Exercise task: Identify the lines bearing the string "with" and gather them.

Records provided:
_ _ _ _ _ _ _

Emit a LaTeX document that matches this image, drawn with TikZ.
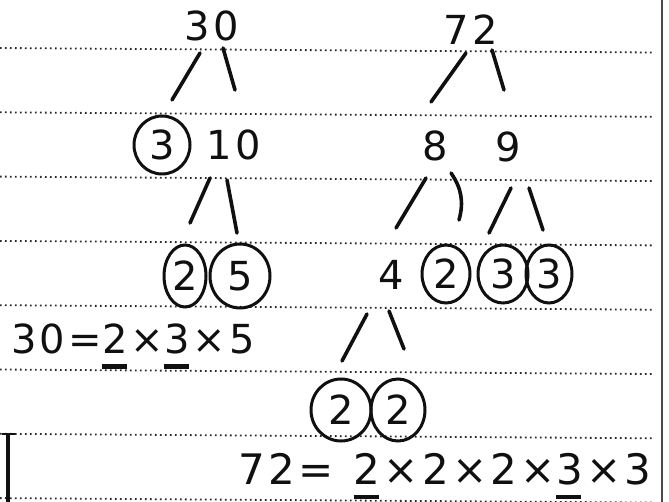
\documentclass[tikz,border=0pt]{standalone}
\usepackage{fontspec}
\usepackage{tikz}
\usetikzlibrary{shapes.geometric}
\newfontfamily\hand[LetterSpace=8]{DejaVu Sans}
\definecolor{cInk}{HTML}{101010}
\definecolor{cRule}{HTML}{262626}
\definecolor{cEdge}{HTML}{4A4A4A}
\tikzset{
  num/.style={font=\hand\fontsize{40}{44}\selectfont, text=cInk, inner sep=0pt},
  bignum/.style={num, font=\hand\fontsize{42}{46}\selectfont},
  ringed/.style={num, ellipse, draw=cInk, line width=3pt},
  branch/.style={cInk, line width=3.6pt, line cap=round},
  ruling/.style={cRule, line width=1.8pt, dash pattern=on 1.6pt off 3.4pt},
  margin/.style={cEdge, line width=1.4pt}
}
\newcommand{\keep}[1]{\rlap{\raisebox{-15pt}{\rule{25pt}{4.5pt}}}#1}

\begin{document}
\begin{tikzpicture}[x=1pt, y=-1pt]
\useasboundingbox (0,0) rectangle (669,502);
% ruled paper
\foreach \i in {0,...,7}
  \draw[ruling] (0,48+64.3*\i) -- (652,52.5+64.3*\i);
\draw[margin] (662,0) -- (662,502);
\draw[cInk, line width=3.2pt] (8,434) -- (8,502);
\draw[cInk, line width=2.8pt] (2,434) -- (15,434);
% tree for 30
\node[num] (n30) at (212,26) {30};
\node[ringed, minimum width=56pt, minimum height=58pt] (c3) at (162,145) {3};
\node[num] (n10) at (234,145) {10};
\node[ringed, minimum width=42pt, minimum height=62pt] (c2a) at (185,276) {2};
\node[ringed, minimum width=60pt, minimum height=64pt] (c5) at (240,276) {5};
\draw[branch] ([shift={(-12,27)}]n30.center) -- ([shift={(10,-45)}]c3.center);
\draw[branch] ([shift={(11,22)}]n30.center) -- ([shift={(1,-55)}]n10.center);
\draw[branch] ([shift={(-24,33)}]n10.center) -- ([shift={(5,-53)}]c2a.center);
\draw[branch] ([shift={(-7,35)}]n10.center) -- ([shift={(-3,-43)}]c5.center);
% tree for 72
\node[num] (n72) at (471,30) {72};
\node[num] (n8) at (435,146) {8};
\node[num] (n9) at (508,147) {9};
\node[num] (n4) at (391,275) {4};
\node[ringed, minimum width=48pt, minimum height=58pt] (c2b) at (446,274) {2};
\node[ringed, minimum width=50pt, minimum height=58pt] (c3b) at (503,274) {3};
\node[ringed, minimum width=46pt, minimum height=58pt] (c3c) at (549,274) {3};
\node[ringed, minimum width=60pt, minimum height=62pt] (c2c) at (341,410) {2};
\node[ringed, minimum width=54pt, minimum height=62pt] (c2d) at (398,410) {2};
\draw[branch] ([shift={(-5,23)}]n72.center) -- ([shift={(-4,-44)}]n8.center);
\draw[branch] ([shift={(21,20)}]n72.center) -- ([shift={(-4,-57)}]n9.center);
\draw[branch] ([shift={(-9,32)}]n8.center) -- ([shift={(5,-47)}]n4.center);
\draw[branch] ([shift={(16,27)}]n8.center) to[bend left=25] ([shift={(13,-54)}]c2b.center);
\draw[branch] ([shift={(3,41)}]n9.center) -- ([shift={(-14,-41)}]c3b.center);
\draw[branch] ([shift={(21,41)}]n9.center) -- ([shift={(-6,-44)}]c3c.center);
\draw[branch] ([shift={(-24,39)}]n4.center) -- ([shift={(1,-49)}]c2c.center);
\draw[branch] ([shift={(-2,36)}]n4.center) -- ([shift={(6,-61)}]c2d.center);
% products
\node[num, anchor=base west] (eq30) at (11,354) {30=\keep{2}×\keep{3}×5};
\node[bignum, anchor=base west] (eq72) at (238,484) {72=\hspace{20pt}\keep{2}×2×2×\keep{3}×3};
\end{tikzpicture}
\end{document}
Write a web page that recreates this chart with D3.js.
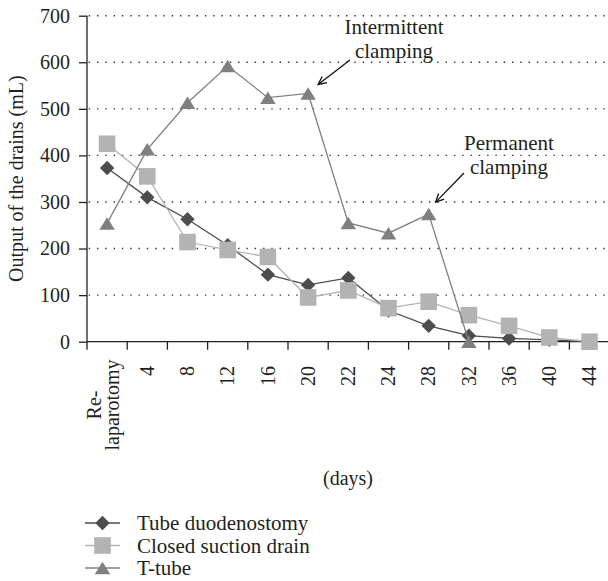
<!DOCTYPE html>
<html>
<head>
<meta charset="utf-8">
<script src="https://cdn.jsdelivr.net/npm/d3@7"></script>
<style>
  body { margin: 0; background: #fff; }
  svg { display: block; }
  text { font-family: "Liberation Serif", "Times New Roman", serif; fill: #231f20; }
</style>
</head>
<body>
<svg id="chart" width="608" height="581"></svg>
<script>
// drain output per day
const categories = ['Re-laparotomy', '4', '8', '12', '16', '20', '22', '24', '28', '32', '36', '40', '44'];
const tubeDuodenostomy = [373, 310, 263, 207, 144, 122, 137, 67, 34, 13, 7, 4, 0];
const closedSuctionDrain = [425, 355, 214, 197, 182, 95, 110, 72, 86, 57, 34, 9, 0];
const tTube = [254, 413, 513, 592, 524, 533, 255, 233, 274, 0]; // stops at day 32
const yTicks = [0, 100, 200, 300, 400, 500, 600, 700];
const seriesNames = ['Tube duodenostomy', 'Closed suction drain', 'T-tube'];

const svg = d3.select('#chart');
const ink = '#231f20';

const x = d3.scaleBand()
  .domain(categories)
  .range([87, 87 + 13 * 40.2])
  .padding(0);
const y = d3.scaleLinear()
  .domain([0, 700])
  .range([341.7, 15.7]);
const cx = c => x(c) + x.bandwidth() / 2;

// dotted gridlines
svg.append('g')
  .selectAll('line')
  .data(yTicks.filter(d => d > 0))
  .join('line')
  .attr('x1', 87).attr('x2', 608)
  .attr('y1', d => y(d)).attr('y2', d => y(d))
  .attr('stroke', '#333')
  .attr('stroke-width', 1.4)
  .attr('stroke-dasharray', '1.4 6.9')
  .attr('stroke-dashoffset', -10);

// y axis
const yAxis = svg.append('g')
  .attr('transform', 'translate(87,0)')
  .call(d3.axisLeft(y).tickValues(yTicks).tickSize(8).tickPadding(9));
yAxis.select('.domain').attr('stroke', ink).attr('stroke-width', 1.3).attr('d', `M0,${y(700)}V${y(0) + 8}`);
yAxis.selectAll('.tick line').attr('stroke', ink).attr('stroke-width', 1.3);
yAxis.selectAll('.tick text')
  .style('font-family', '"Liberation Serif", serif')
  .style('font-size', '20px')
  .attr('fill', ink);

// x axis: ticks sit on the band edges
const xAxis = svg.append('g');
xAxis.append('line')
  .attr('x1', x.range()[0]).attr('x2', x.range()[1])
  .attr('y1', y(0)).attr('y2', y(0))
  .attr('stroke', ink).attr('stroke-width', 1.3);
xAxis.selectAll('line.tk')
  .data(categories.slice(1))
  .join('line')
  .attr('class', 'tk')
  .attr('x1', d => x(d)).attr('x2', d => x(d))
  .attr('y1', y(0)).attr('y2', y(0) + 8)
  .attr('stroke', ink).attr('stroke-width', 1.3);

xAxis.selectAll('text.lbl')
  .data(categories.slice(1))
  .join('text')
  .attr('class', 'lbl')
  .attr('transform', d => `translate(${cx(d)},366) rotate(-90)`)
  .attr('text-anchor', 'end')
  .attr('dy', '0.33em')
  .style('font-size', '20px')
  .text(d => d);

// first category label is split over two lines
const first = categories[0].split(/(?<=-)/);
const firstLbl = xAxis.append('text')
  .attr('transform', `translate(${cx(categories[0])},405) rotate(-90)`)
  .attr('text-anchor', 'middle')
  .style('font-size', '20px');
firstLbl.selectAll('tspan')
  .data(first)
  .join('tspan')
  .attr('x', 0)
  .attr('y', (d, i) => i === 0 ? -6 : 12)
  .text(d => d);

// axis titles
svg.append('text')
  .attr('transform', `translate(23,${(y(0) + y(700)) / 2}) rotate(-90)`)
  .attr('text-anchor', 'middle')
  .style('font-size', '20px')
  .text('Output of the drains (mL)');

svg.append('text')
  .attr('x', 348).attr('y', 485)
  .attr('text-anchor', 'middle')
  .style('font-size', '20px')
  .text('(days)');

// markers
const diamondPath = s => `M0,${-s}L${s},0L0,${s}L${-s},0Z`;
const squarePath = s => `M${-s},${-s}H${s}V${s}H${-s}Z`;
const trianglePath = (w, h) => `M0,${-h / 2}L${w / 2},${h / 2}L${-w / 2},${h / 2}Z`;

const series = [
  { name: seriesNames[0], values: tubeDuodenostomy, color: '#4d4d4d', line: '#4d4d4d', shape: diamondPath(7.2) },
  { name: seriesNames[1], values: closedSuctionDrain, color: '#b3b3b3', line: '#b3b3b3', shape: squarePath(8.3) },
  { name: seriesNames[2], values: tTube, color: '#7f7f7f', line: '#808080', shape: trianglePath(15.5, 12.5) }
];

const line = d3.line()
  .x(d => cx(d.cat))
  .y(d => y(d.v));

series.forEach(s => {
  const pts = s.values.map((v, i) => ({ cat: categories[i], v }));
  const g = svg.append('g');
  g.append('path')
    .datum(pts)
    .attr('d', line)
    .attr('fill', 'none')
    .attr('stroke', s.line)
    .attr('stroke-width', 1.3);
  g.selectAll('path.mk')
    .data(pts)
    .join('path')
    .attr('class', 'mk')
    .attr('transform', d => `translate(${cx(d.cat)},${y(d.v)})`)
    .attr('d', s.shape)
    .attr('fill', s.color);
});

// annotations with open arrowheads
const arrow = (x1, y1, x2, y2) => {
  const a = Math.atan2(y2 - y1, x2 - x1);
  const len = 9, spread = 0.45;
  const g = svg.append('g').attr('stroke', '#111').attr('stroke-width', 1.3).attr('fill', 'none');
  g.append('line').attr('x1', x1).attr('y1', y1).attr('x2', x2).attr('y2', y2);
  g.append('path').attr('d',
    `M${x2 - len * Math.cos(a - spread)},${y2 - len * Math.sin(a - spread)}` +
    `L${x2},${y2}` +
    `L${x2 - len * Math.cos(a + spread)},${y2 - len * Math.sin(a + spread)}`);
};

const notes = [
  { lines: ['Intermittent', 'clamping'], cat: '20', v: tTube[5], tx: 394, ty: 34, from: [350, 60], off: [10, -9] },
  { lines: ['Permanent', 'clamping'], cat: '28', v: tTube[8], tx: 509, ty: 150, from: [464, 173], off: [7, -12] }
];
notes.forEach(n => {
  const t = svg.append('text')
    .attr('text-anchor', 'middle')
    .style('font-size', '21px');
  t.selectAll('tspan')
    .data(n.lines)
    .join('tspan')
    .attr('x', n.tx)
    .attr('y', (d, i) => n.ty + i * 24)
    .text(d => d);
  arrow(n.from[0], n.from[1], cx(n.cat) + n.off[0], y(n.v) + n.off[1]);
});

// legend
const legend = svg.append('g')
  .selectAll('g')
  .data(series)
  .join('g')
  .attr('transform', (d, i) => `translate(0,${523 + i * 22.5})`);
legend.append('line')
  .attr('x1', 85).attr('x2', 120)
  .attr('stroke', d => d.line)
  .attr('stroke-width', 1.3);
legend.append('path')
  .attr('transform', 'translate(102.5,0)')
  .attr('d', d => d.shape)
  .attr('fill', d => d.color);
legend.append('text')
  .attr('x', 137).attr('y', 7)
  .style('font-size', '21px')
  .text(d => d.name);
</script>
</body>
</html>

_ _ _ _ _ _ _

Output of the exercise:
Emit a LaTeX document that matches this image, drawn with TikZ.
Write a web page that recreates this chart with D3.js.
// annotations with open arrowheads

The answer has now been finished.